# [What you need to do]
Copy whichever lines contain the string "this".

# [Information shown]
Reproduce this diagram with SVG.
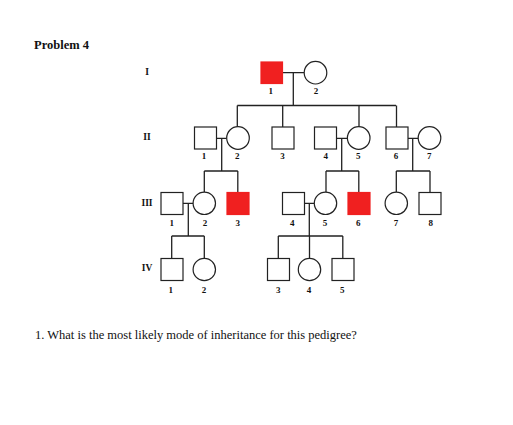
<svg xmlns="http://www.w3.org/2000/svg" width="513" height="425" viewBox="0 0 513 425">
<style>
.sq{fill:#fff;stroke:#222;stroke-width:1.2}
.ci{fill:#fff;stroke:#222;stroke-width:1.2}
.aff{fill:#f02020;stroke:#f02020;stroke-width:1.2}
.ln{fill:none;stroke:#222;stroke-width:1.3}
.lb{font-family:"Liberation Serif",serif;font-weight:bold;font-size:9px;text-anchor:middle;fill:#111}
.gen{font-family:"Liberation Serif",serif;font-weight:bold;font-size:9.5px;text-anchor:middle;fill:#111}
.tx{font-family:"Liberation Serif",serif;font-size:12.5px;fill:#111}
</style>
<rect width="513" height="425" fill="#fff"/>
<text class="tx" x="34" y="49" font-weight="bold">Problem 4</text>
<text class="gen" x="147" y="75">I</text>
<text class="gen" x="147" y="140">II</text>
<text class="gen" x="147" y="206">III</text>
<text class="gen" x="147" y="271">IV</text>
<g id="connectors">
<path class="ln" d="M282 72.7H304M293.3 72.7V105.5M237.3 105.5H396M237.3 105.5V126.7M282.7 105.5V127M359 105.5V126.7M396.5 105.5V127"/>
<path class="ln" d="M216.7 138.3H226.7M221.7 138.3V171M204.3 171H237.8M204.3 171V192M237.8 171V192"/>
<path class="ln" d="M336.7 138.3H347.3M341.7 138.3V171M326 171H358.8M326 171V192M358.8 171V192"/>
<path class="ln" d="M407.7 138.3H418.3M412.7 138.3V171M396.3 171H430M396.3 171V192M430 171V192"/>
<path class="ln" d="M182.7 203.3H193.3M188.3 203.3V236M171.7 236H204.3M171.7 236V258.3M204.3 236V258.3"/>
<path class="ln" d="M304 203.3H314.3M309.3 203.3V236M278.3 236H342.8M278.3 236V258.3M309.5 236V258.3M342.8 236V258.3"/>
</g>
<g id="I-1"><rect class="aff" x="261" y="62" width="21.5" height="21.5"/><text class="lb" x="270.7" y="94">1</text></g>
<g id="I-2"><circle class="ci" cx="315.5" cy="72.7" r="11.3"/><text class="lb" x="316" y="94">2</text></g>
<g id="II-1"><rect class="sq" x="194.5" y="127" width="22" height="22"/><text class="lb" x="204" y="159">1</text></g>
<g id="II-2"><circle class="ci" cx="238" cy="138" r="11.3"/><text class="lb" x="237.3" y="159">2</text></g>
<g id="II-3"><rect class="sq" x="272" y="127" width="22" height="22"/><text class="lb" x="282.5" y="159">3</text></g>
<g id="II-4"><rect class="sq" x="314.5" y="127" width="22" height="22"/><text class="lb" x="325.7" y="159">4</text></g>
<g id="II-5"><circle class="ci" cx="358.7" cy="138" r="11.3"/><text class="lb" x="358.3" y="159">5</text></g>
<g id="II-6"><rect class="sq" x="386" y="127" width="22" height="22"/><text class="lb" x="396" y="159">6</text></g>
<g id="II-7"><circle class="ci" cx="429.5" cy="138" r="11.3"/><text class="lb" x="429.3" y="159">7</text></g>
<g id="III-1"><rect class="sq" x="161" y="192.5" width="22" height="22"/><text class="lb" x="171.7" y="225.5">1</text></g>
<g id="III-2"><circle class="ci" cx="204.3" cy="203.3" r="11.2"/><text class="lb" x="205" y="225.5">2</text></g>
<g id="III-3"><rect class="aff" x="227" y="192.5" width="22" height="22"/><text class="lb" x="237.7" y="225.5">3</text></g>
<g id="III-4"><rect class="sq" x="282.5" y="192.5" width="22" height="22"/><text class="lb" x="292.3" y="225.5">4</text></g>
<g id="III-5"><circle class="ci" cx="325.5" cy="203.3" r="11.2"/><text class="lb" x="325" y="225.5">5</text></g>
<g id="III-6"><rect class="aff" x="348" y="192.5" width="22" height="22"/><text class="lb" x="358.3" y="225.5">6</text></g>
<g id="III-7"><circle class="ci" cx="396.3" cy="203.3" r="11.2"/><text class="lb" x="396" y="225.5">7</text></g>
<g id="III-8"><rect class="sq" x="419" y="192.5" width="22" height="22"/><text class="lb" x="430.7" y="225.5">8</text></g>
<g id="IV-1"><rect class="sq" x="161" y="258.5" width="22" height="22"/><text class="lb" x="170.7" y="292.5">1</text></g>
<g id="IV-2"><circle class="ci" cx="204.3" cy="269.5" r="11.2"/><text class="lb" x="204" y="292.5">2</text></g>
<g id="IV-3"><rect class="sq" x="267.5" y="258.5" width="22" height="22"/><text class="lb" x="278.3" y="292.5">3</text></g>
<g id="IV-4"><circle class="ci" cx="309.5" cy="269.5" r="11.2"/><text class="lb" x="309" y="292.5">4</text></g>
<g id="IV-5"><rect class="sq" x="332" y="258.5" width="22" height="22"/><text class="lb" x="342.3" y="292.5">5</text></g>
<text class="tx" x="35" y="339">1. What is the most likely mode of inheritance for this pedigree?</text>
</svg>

# [Expected answer]
Reproduce this diagram with SVG.
<text class="tx" x="35" y="339">1. What is the most likely mode of inheritance for this pedigree?</text>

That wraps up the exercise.